ABOUT THE BOOK
Have you ever worked in a minimum-wage job? Do you know what it means to "stretch" a dollar? If you answered YES to any one of these questions, this book is for you. Nickel and Dimed by Barbara Ehrenreich is a true account of the author's experience trying to survive while making a living on six to seven dollars an hour. Her efforts to find a "good paying job" lead her to move from Florida to Maine and then to Minnesota. She discouvers that even low-pyaing jobs can be a mental and physical strain on the body, and that sometimes it takes two low-paying jobs just to make ends meet.
Nickel and Dimed was selected by the LU Common Read Book Committee for its engaging dialogue, and for the broad range of intellectually stimulating campus activities and topics for discussion that it can provide. The Committee members felt strongly that the book conveys a true sense of American life, and therefore would be a of great interest to the campus community. We hope you enjoy the first Common Read book, Nickel and Dimed.
ABOUT THE AUTHOR
Barbara Ehrenreich is the author of numerous widely published articles and essays and several books, including the New York Times bestseller Nickel and Dimed. She received teh Sydney Hillman Award for Journalism and a Brill's Content "Honorable Mention" (1999) for a chaper of her book, Nickel and Dimed, (Owl Books, 2002) which appeared in Harper's Magazine in January 1999. A second essay entitled "Maid to Order," which grew out of her research for Nickel and Dimed, was also published in Harper's Magazine (2000(.

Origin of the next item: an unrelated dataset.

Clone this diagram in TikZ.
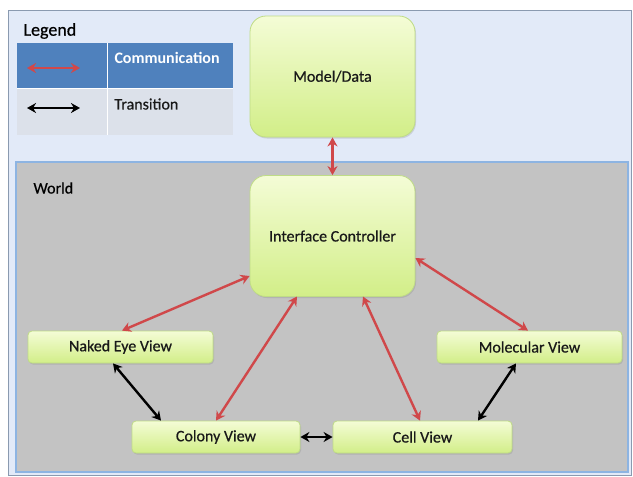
\documentclass[tikz,border=0pt]{standalone}
\usepackage{fontspec}
\setmainfont{Carlito}
\newfontfamily\heavyfont[FakeBold=0.6]{Carlito}
\usetikzlibrary{arrows.meta,shadows}
\definecolor{outerbg}{HTML}{E2EAF8}
\definecolor{outerline}{HTML}{8A9AB0}
\definecolor{worldbg}{HTML}{C3C3C3}
\definecolor{worldline}{HTML}{8DB4E2}
\definecolor{legblue}{HTML}{4F81BD}
\definecolor{leggrey}{HTML}{DCE1EA}
\definecolor{redarr}{HTML}{D0484A}
\definecolor{boxtop}{HTML}{F4FCD6}
\definecolor{boxbot}{HTML}{D2EE88}
\definecolor{boxline}{HTML}{BFDC86}
\tikzset{
  px/.style={x=1pt,y=-1pt},
  viewbox/.style={draw=boxline, line width=0.8pt, rounded corners=4pt,
    top color=boxtop, bottom color=boxbot, minimum height=32pt,
    font=\heavyfont\fontsize{16}{18}\selectfont, text=black!90,
    drop shadow={shadow xshift=1pt, shadow yshift=-1.5pt, opacity=0.25}},
  bigbox/.style={draw=boxline, line width=0.8pt, rounded corners=16pt,
    top color=boxtop, bottom color=boxbot, minimum width=165pt, minimum height=121pt,
    font=\heavyfont\fontsize{16}{18}\selectfont, text=black!90,
    drop shadow={shadow xshift=1pt, shadow yshift=-1.5pt, opacity=0.25}},
  comm/.style={draw=redarr, line width=2.4pt, {Stealth[length=9pt,width=10pt]}-{Stealth[length=9pt,width=10pt]}},
  trans/.style={draw=black, line width=2.4pt, {Stealth[length=9pt,width=10pt]}-{Stealth[length=9pt,width=10pt]}},
  lbl/.style={font=\heavyfont\fontsize{16}{18}\selectfont, anchor=west}
}
\begin{document}
\begin{tikzpicture}[px]
\useasboundingbox (0,0) rectangle (633,477);
\fill[white] (0,0) rectangle (633,477);
% outer frame
\draw[outerline, fill=outerbg, line width=0.8pt] (8,10) rectangle (631,475);
% world
\draw[worldline, fill=worldbg, line width=1.2pt] (16,162) rectangle (628,472);
\node[lbl] (world) at (30,188) {World};
% legend
\node[lbl, font=\heavyfont\fontsize{18}{20}\selectfont] (legend) at (20,31) {Legend};
\fill[legblue] (17,43) rectangle (233,88);
\fill[leggrey] (17,89) rectangle (233,135);
\draw[white, line width=1pt] (107,43) -- (107,135);
\draw[white, line width=1pt] (17,88.5) -- (233,88.5);
\coordinate (c1a) at (27,68); \coordinate (c1b) at (80,68);
\coordinate (t1a) at (27,108); \coordinate (t1b) at (80,108);
\draw[comm, line width=2pt] (c1a) -- (c1b);
\draw[trans, line width=2.2pt] (t1a) -- (t1b);
\node[lbl, text=white, font=\fontsize{16}{18}\selectfont\bfseries] (lcomm) at (111,58) {Communication};
\node[lbl, text=black!90] (ltrans) at (111,104) {Transition};
% nodes
\node[bigbox] (md) at (332.5,76.5) {Model/Data};
\node[bigbox] (ic) at (332.5,236) {Interface Controller};
\node[viewbox, minimum width=185pt] (ne) at (120.5,347) {Naked Eye View};
\node[viewbox, minimum width=168pt] (co) at (216,437) {Colony View};
\node[viewbox, minimum width=179pt] (ce) at (422.5,437) {Cell View};
\node[viewbox, minimum width=185pt] (mo) at (529.5,347) {Molecular View};
% connectors
\draw[comm] (md.south) -- (ic.north);
\draw[comm] (ic.west |- 0,276) -- (ne.north -| 122,0);
\draw[comm] (297,296.5) -- (co.north -| 216,0);
\draw[comm] (363,296.5) -- (ce.north -| 420,0);
\draw[comm] (ic.east |- 0,258) -- (mo.north -| 528,0);
\draw[trans] (ne.south -| 113,0) -- (co.north -| 161,0);
\draw[trans] (mo.south -| 516,0) -- (ce.north -| 478,0);
\draw[trans] (co.east) -- (ce.west);
\end{tikzpicture}
\end{document}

Ms. Ehrenreich has Ph.D. in Biology from Rockefeller University. She has been the recipient of numerous grants and awards, including a grant for Research and writing from the John D. and Catherine T. MacArthur Foundation (1995). In 1998 and in 2000 she taught essay writing at the Graduate School of Journalism at the University of California, Berkeley.
Other works by Ms. Ehrenreich include, Fear of Falling: The Inner Life of the Middle Class (Pantheon Books, 1989), which was nominate for a National Book Critics' Award in 1989, Bait and Switch: The (Futile) Pursuit of the American Dream published in 2005, and most recently, Dancing in the Streets: A History of Collective Joy (January 2007). Ms. Ehrenreich resides in Virginia.